I used my own dataset and I am using the following code on my 224*224 size image.
input_img = Input(shape=(224,224,1)) # size of the input image
x = Conv2D(16, (3, 3), activation='relu', padding='same')(input_img)
x = MaxPooling2D((2, 2), padding='same')(x)
x = Conv2D(8, (3, 3), activation='relu', padding='same')(x)
x = MaxPooling2D((2, 2), padding='same')(x)
x = Conv2D(8, (3, 3), activation='relu', padding='same')(x)
encoded = MaxPooling2D((2, 2), padding='same')(x)

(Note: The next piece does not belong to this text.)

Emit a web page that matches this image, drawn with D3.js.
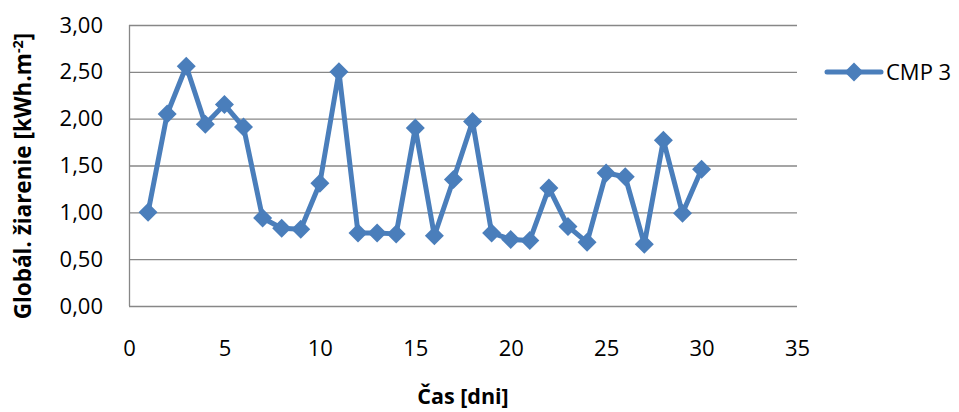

# at this point the representation is (4, 4, 8) i.e. 128-dimensional
x = Conv2D(8, (3, 3), activation='relu', padding='same')(encoded)
x = UpSampling2D((2, 2))(x)
x = Conv2D(8, (3, 3), activation='relu', padding='same')(x)
x = UpSampling2D((2, 2))(x)
x = Conv2D(16, (3, 3), activation='relu')(x)
x = UpSampling2D((2, 2))(x)
decoded = Conv2D(1, (3, 3), activation='sigmoid', padding='same')(x)
autoencoder = Model(input_img, decoded)
autoencoder.compile(optimizer='adadelta', loss='binary_crossentropy')
When I see the summary of autoencoder it gives output such that the last layer has 220 by 220. I have attached a snapshot of that summary.
The thing I don't understand is how does it get converted to 110*110 from 112*112. I was expecting conv2d_6 (Conv2D) to give me 112*112 with 16 kernels.
If I remove Conv2D_6 layer then it will work. But I wanted to have it or else I will be doing UpSampling twice. I don't understand what's wrong.
Can somebody guide me on this?
You need to add padding='same'
to that layer, so it should look like:
x = Conv2D(16, (3, 3), activation='relu', padding='same')(x)
Then it will keep the same dimensions. Without it you do not use any padding, and because your kernel is 3-by-3, your 112*112 transforms to 110*110 after that layer.